Federico Garcia Lorca, autor espanhol assassinado em 1936, dizia que “o texto teatral é um dos mais expressivos e úteis instrumentos para a construção de um país, barômetro que marca a sua grandeza e sua decadência”.
Por que falar disso num texto sobre o aniversário de 67 anos de Barueri? Ora, aniversários são carregados de alegrias e tristezas. São tristes porque sempre apontam para o final, anunciam envelhecimento, indesejado pela maioria. No entanto, a alegria é sua maior marca, vêm sempre cercados de muitas celebrações, festas, é o dia em que a ditadura das dietas é vencida sem grandes culpas, traz amadurecimento e, por assim dizer, mais experiência, sempre muito benquista.
Tradicionalmente, os aniversários carregam também a chance de reflexão, é um período de reavaliação da vida, das histórias, momento de balanço pessoal e familiar. Esses conceitos, direta ou indiretamente, estão relacionados a antigas tradições pagãs – velas acesas para os desejos serem levados aos deuses ou para proteger os pedidos dos espíritos malignos – ou cristãs, como a própria ideia do renascimento, ligada ao Cristo.
Independentemente da origem dessas tradições, tudo faz parte de um universo muito mais amplo. É possível dizer que isso tudo é cultural. Tendemos a relacionar cultura apenas às atividades artísticas como teatro, dança, música, artes plásticas, cinema etc. Sim, a arte é um dos pilares da cultura, mas também os costumes, o conhecimento, os valores intelectuais e morais, as práticas diárias de cada povo, de cada um de nós.
Em 30 de junho de 1980, pela Lei n° 375, a prefeitura municipal concedeu ao Grupo Tempo uma subvenção de CR$ 9.000,00 (nove mil cruzeiros). Imagino que esse valor não atendia a todas as necessidades de produção do grupo. Apenas imagino. As Escolinhas de Arte (nome infeliz para a dimensão do projeto) começaram em 1991. Em 2016 – 25 anos depois – a Secretaria de Cultura e Turismo dá um passo fundamental para a profissionalização dos artistas da cidade, que antes tinham de se locomover a São Paulo em busca de cursos técnicos na área artística.
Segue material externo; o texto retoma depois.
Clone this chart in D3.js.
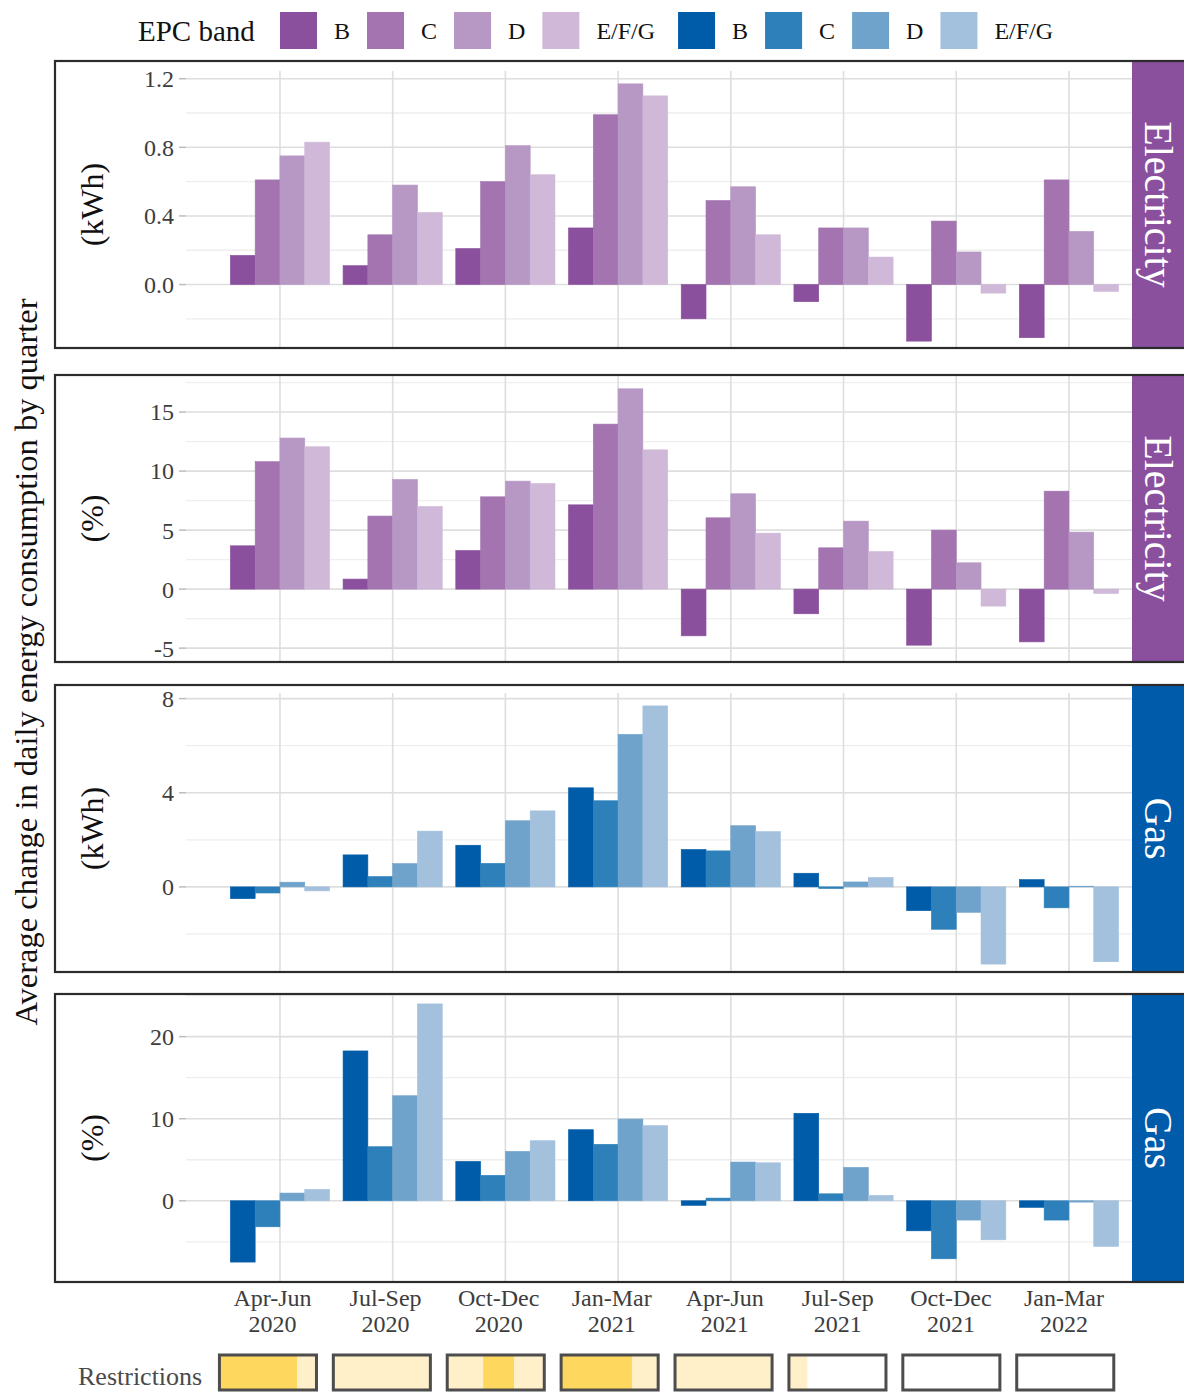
<!DOCTYPE html>
<html>
<head>
<meta charset="utf-8">
<script src="https://cdn.jsdelivr.net/npm/d3@7"></script>
<style>
  body { margin: 0; background: #fff; }
  svg { display: block; font-family: 'Liberation Serif', 'Times New Roman', serif; }
</style>
</head>
<body>
<div id="chart"></div>
<script>
'use strict';

// quarters on the x axis
const quarters = ['Apr-Jun 2020', 'Jul-Sep 2020', 'Oct-Dec 2020', 'Jan-Mar 2021',
  'Apr-Jun 2021', 'Jul-Sep 2021', 'Oct-Dec 2021', 'Jan-Mar 2022'];
const bands = ['B', 'C', 'D', 'E/F/G'];

// one row per EPC band (B, C, D, E/F/G), one value per quarter
const elecKwh = [
  [0.17, 0.11, 0.21, 0.33, -0.20, -0.10, -0.33, -0.31],
  [0.61, 0.29, 0.60, 0.99, 0.49, 0.33, 0.37, 0.61],
  [0.75, 0.58, 0.81, 1.17, 0.57, 0.33, 0.19, 0.31],
  [0.83, 0.42, 0.64, 1.10, 0.29, 0.16, -0.05, -0.04],
];
const elecPct = [
  [3.67, 0.85, 3.27, 7.14, -3.96, -2.09, -4.75, -4.47],
  [10.8, 6.19, 7.82, 13.98, 6.04, 3.5, 5.0, 8.3],
  [12.8, 9.29, 9.15, 16.97, 8.08, 5.76, 2.23, 4.83],
  [12.06, 7.0, 8.95, 11.8, 4.74, 3.19, -1.44, -0.37],
];
const gasKwh = [
  [-0.50, 1.36, 1.77, 4.21, 1.59, 0.58, -1.01, 0.31],
  [-0.26, 0.44, 1.00, 3.66, 1.53, -0.07, -1.80, -0.89],
  [0.20, 0.99, 2.81, 6.48, 2.60, 0.21, -1.08, 0.03],
  [-0.17, 2.37, 3.23, 7.69, 2.35, 0.40, -3.28, -3.18],
];
const gasPct = [
  [-7.47, 18.26, 4.80, 8.66, -0.56, 10.66, -3.66, -0.80],
  [-3.17, 6.59, 3.10, 6.88, 0.33, 0.85, -7.07, -2.35],
  [0.94, 12.8, 6.02, 9.96, 4.72, 4.07, -2.35, -0.16],
  [1.39, 23.99, 7.32, 9.15, 4.63, 0.66, -4.76, -5.56],
];

// restriction periods inside each quarter: [from, to, level] as share of the quarter
const restrictions = [
  [[0, 0.8, 'high'], [0.8, 1, 'low']],
  [[0, 1, 'low']],
  [[0, 0.37, 'low'], [0.37, 0.69, 'high'], [0.69, 1, 'low']],
  [[0, 0.73, 'high'], [0.73, 1, 'low']],
  [[0, 1, 'low']],
  [[0, 0.19, 'low']],
  [],
  [],
];

const elecColors = ['#8a4f9d', '#a374b0', '#b798c5', '#cfb8d8'];
const gasColors = ['#005ca9', '#2d80ba', '#6fa3cc', '#a3c0dd'];
const restrictColors = { high: '#fed85e', low: '#fff0c9' };

const W = 1184;
const H = 1392;
const plotL = 186;
const plotR = 1132;
const stripW = 54;

const panels = [
  { values: elecKwh, colors: elecColors, unit: '(kWh)', strip: 'Electricity', step: 0.4,
    fmt: d3.format('.1f'), box: [61, 348], plot: [71, 354] },
  { values: elecPct, colors: elecColors, unit: '(%)', strip: 'Electricity', step: 5,
    fmt: d3.format('d'), box: [375, 662], plot: [376, 658] },
  { values: gasKwh, colors: gasColors, unit: '(kWh)', strip: 'Gas', step: 4,
    fmt: d3.format('d'), box: [685, 972], plot: [693, 977] },
  { values: gasPct, colors: gasColors, unit: '(%)', strip: 'Gas', step: 10,
    fmt: d3.format('d'), box: [994, 1282], plot: [991, 1275] },
];

const svg = d3.select('#chart').append('svg')
  .attr('width', W)
  .attr('height', H)
  .attr('viewBox', '0 0 ' + W + ' ' + H);

const x = d3.scaleBand()
  .domain(quarters)
  .range([223.6, 1125.3])
  .paddingInner(0.12)
  .paddingOuter(0.06);

const xInner = d3.scaleBand()
  .domain(d3.range(bands.length))
  .range([0, x.bandwidth()]);

// ggplot style 5% expansion of the data range
const expanded = (vals) => {
  const ext = d3.extent(vals.flat().concat([0]));
  const pad = (ext[1] - ext[0]) * 0.05;
  return [ext[0] - pad, ext[1] + pad];
};

const drawPanel = (p, idx) => {
  const [bTop, bBot] = p.box;
  const y = d3.scaleLinear().domain(expanded(p.values)).range([p.plot[1], p.plot[0]]);
  const [lo, hi] = y.domain();
  const inBox = (v) => y(v) >= bTop + 1 && y(v) <= bBot - 1;

  const major = d3.range(Math.ceil(lo / p.step) * p.step, hi, p.step)
    .map((v) => +v.toFixed(6)).filter(inBox);
  const minor = d3.range(Math.ceil((lo - p.step / 2) / p.step) * p.step + p.step / 2, hi, p.step)
    .map((v) => +v.toFixed(6)).filter(inBox);

  const clipId = 'clip' + idx;
  svg.append('clipPath').attr('id', clipId)
    .append('rect')
    .attr('x', 55).attr('y', bTop)
    .attr('width', W).attr('height', bBot - bTop);

  const g = svg.append('g').attr('clip-path', 'url(#' + clipId + ')');

  g.selectAll('.minor').data(minor).enter().append('line')
    .attr('x1', plotL).attr('x2', plotR)
    .attr('y1', (d) => y(d)).attr('y2', (d) => y(d))
    .attr('stroke', '#eeeeee').attr('stroke-width', 1.3);

  g.selectAll('.major').data(major).enter().append('line')
    .attr('x1', plotL).attr('x2', plotR)
    .attr('y1', (d) => y(d)).attr('y2', (d) => y(d))
    .attr('stroke', '#dedede').attr('stroke-width', 1.6);

  g.selectAll('.vgrid').data(quarters).enter().append('line')
    .attr('x1', (d) => x(d) + x.bandwidth() / 2)
    .attr('x2', (d) => x(d) + x.bandwidth() / 2)
    .attr('y1', Math.max(p.plot[0], bTop)).attr('y2', bBot)
    .attr('stroke', '#dedede').attr('stroke-width', 1.6);

  // bars
  p.values.forEach((series, bi) => {
    g.selectAll('.bar' + bi).data(series).enter().append('rect')
      .attr('x', (d, i) => x(quarters[i]) + xInner(bi))
      .attr('width', xInner.bandwidth())
      .attr('y', (d) => y(Math.max(0, d)))
      .attr('height', (d) => Math.abs(y(d) - y(0)))
      .attr('fill', p.colors[bi])
      .attr('stroke', p.colors[bi])
      .attr('stroke-width', 0.6);
  });

  // y axis ticks + labels
  svg.append('g').selectAll('line').data(major).enter().append('line')
    .attr('x1', plotL - 7).attr('x2', plotL)
    .attr('y1', (d) => y(d)).attr('y2', (d) => y(d))
    .attr('stroke', '#bdbdbd').attr('stroke-width', 1.5);

  svg.append('g').selectAll('text').data(major).enter().append('text')
    .attr('x', plotL - 12)
    .attr('y', (d) => y(d))
    .attr('dy', '0.35em')
    .attr('text-anchor', 'end')
    .attr('font-size', 24)
    .attr('fill', '#3d3d3d')
    .text((d) => p.fmt(d).replace('\u2212', '-'));

  const midY = (bTop + bBot) / 2;
  svg.append('text')
    .attr('transform', 'translate(92,' + midY + ') rotate(-90)')
    .attr('text-anchor', 'middle')
    .attr('dy', '0.35em')
    .attr('font-size', 32)
    .attr('fill', '#111')
    .text(p.unit);

  // strip
  svg.append('rect')
    .attr('x', plotR).attr('y', bTop)
    .attr('width', stripW).attr('height', bBot - bTop)
    .attr('fill', p.colors[0] === elecColors[0] ? '#8a4f9d' : '#005caa');

  svg.append('text')
    .attr('transform', 'translate(' + (plotR + stripW / 2 - 1) + ',' + midY + ') rotate(90)')
    .attr('text-anchor', 'middle')
    .attr('dy', '0.33em')
    .attr('font-size', 40)
    .attr('fill', '#fff')
    .text(p.strip);

  // outer frame
  svg.append('rect')
    .attr('x', 55).attr('y', bTop)
    .attr('width', W).attr('height', bBot - bTop)
    .attr('fill', 'none')
    .attr('stroke', '#2b2b2b')
    .attr('stroke-width', 2.2);
};

panels.forEach(drawPanel);

// x axis labels under the last panel
const xLab = d3.scalePoint().domain(quarters).range([272.5, 1064]);
const xl = svg.append('g').selectAll('text').data(quarters).enter().append('text')
  .attr('x', (d) => xLab(d))
  .attr('y', 1306)
  .attr('text-anchor', 'middle')
  .attr('font-size', 24)
  .attr('fill', '#3d3d3d');
xl.append('tspan').attr('x', (d) => xLab(d)).text((d) => d.split(' ')[0]);
xl.append('tspan').attr('x', (d) => xLab(d)).attr('dy', 25.5).text((d) => d.split(' ')[1]);

// left title
svg.append('text')
  .attr('transform', 'translate(26,662) rotate(-90)')
  .attr('text-anchor', 'middle')
  .attr('dy', '0.35em')
  .attr('font-size', 32.5)
  .attr('fill', '#111')
  .text('Average change in daily energy consumption by quarter');

// legend
const legend = svg.append('g');
legend.append('text')
  .attr('x', 138).attr('y', 31).attr('dy', '0.35em')
  .attr('font-size', 29).attr('fill', '#111')
  .text('EPC band');

let lx = 280;
[elecColors, gasColors].forEach((cols, gi) => {
  bands.forEach((b, bi) => {
    legend.append('rect')
      .attr('x', lx).attr('y', 12)
      .attr('width', 37).attr('height', 37)
      .attr('fill', cols[bi]);
    const t = legend.append('text')
      .attr('x', lx + 37 + 17).attr('y', 31).attr('dy', '0.35em')
      .attr('font-size', 24).attr('fill', '#111')
      .text(b);
    lx = lx + 37 + 17 + t.node().getComputedTextLength() + (bi === bands.length - 1 ? 23 : 17);
  });
});

// restrictions row
const xr = d3.scaleBand()
  .domain(quarters)
  .range([211, 1122.2])
  .paddingInner(0.148)
  .paddingOuter(0.074);
const frac = d3.scaleLinear().domain([0, 1]);

svg.append('text')
  .attr('x', 78).attr('y', 1385)
  .attr('font-size', 26).attr('fill', '#4a4a4a')
  .text('Restrictions');

quarters.forEach((q, i) => {
  const gx = svg.append('g');
  frac.range([xr(q), xr(q) + xr.bandwidth()]);
  gx.append('rect')
    .attr('x', xr(q)).attr('y', 1355)
    .attr('width', xr.bandwidth()).attr('height', 35)
    .attr('fill', '#fff');
  gx.selectAll('rect.seg').data(restrictions[i]).enter().append('rect')
    .attr('class', 'seg')
    .attr('x', (d) => frac(d[0]))
    .attr('width', (d) => frac(d[1]) - frac(d[0]))
    .attr('y', 1355).attr('height', 35)
    .attr('fill', (d) => restrictColors[d[2]]);
  gx.append('rect')
    .attr('x', xr(q)).attr('y', 1355)
    .attr('width', xr.bandwidth()).attr('height', 35)
    .attr('fill', 'none')
    .attr('stroke', '#4d4d4d')
    .attr('stroke-width', 3);
});
</script>
</body>
</html>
A Formação Inicial e Continuada (FIC), em parceria com a Fundação Instituto Educacional de Barueri (Fieb), certifica alunos de teatro, dança e mediação de leitura.
As ações na área de cultura têm de transcender os governos e objetivos partidários. As politicas culturais são essenciais ao desenvolvimento social, humano da população, não podem ser mero cumprimento de agenda, moeda de troca para eventos com caráter eleitoreiro. É uma questão sociológica muito séria. Politicas culturais são certeiras no desenvolvimento do espirito critico da população.
Mais do que rever politicas culturais é preciso rever a cultura da politica na cidade. O momento histórico é peculiar, as forças estão divididas e novos nomes começam a surgir na politica local. É essencial que toda a população, incluindo fortemente a classe artística, se una para debater os novos rumos da politica em Barueri, embalada pelos debates que tomaram conta do país. Novos rumos de verdade, democráticos e livres, caso contrário, o que sugere mudança rapidamente pode se transformar em velhos costumes de caras cansadas.
A “viúva” de Nelson marcou uma geração que melhorou por causa dela. O FIC é certamente um pilar fundamental para a continuidade do desenvolvimento da cultura de Barueri. Daquela montagem amadora ao curso profissionalizante de teatro há uma longa ponte que se constrói a cada dia. A beleza da arte habita o incompleto. Parar é entregar-se à morte.
A politica é parecida, é viva no plenário e nos bastidores, nas coxias. Torço pelo bem comum e pelo debate, características do teatro que deveriam estender-se para o universo da vida pública, mas infelizmente sabemos que na politica a “banda” não toca bem assim.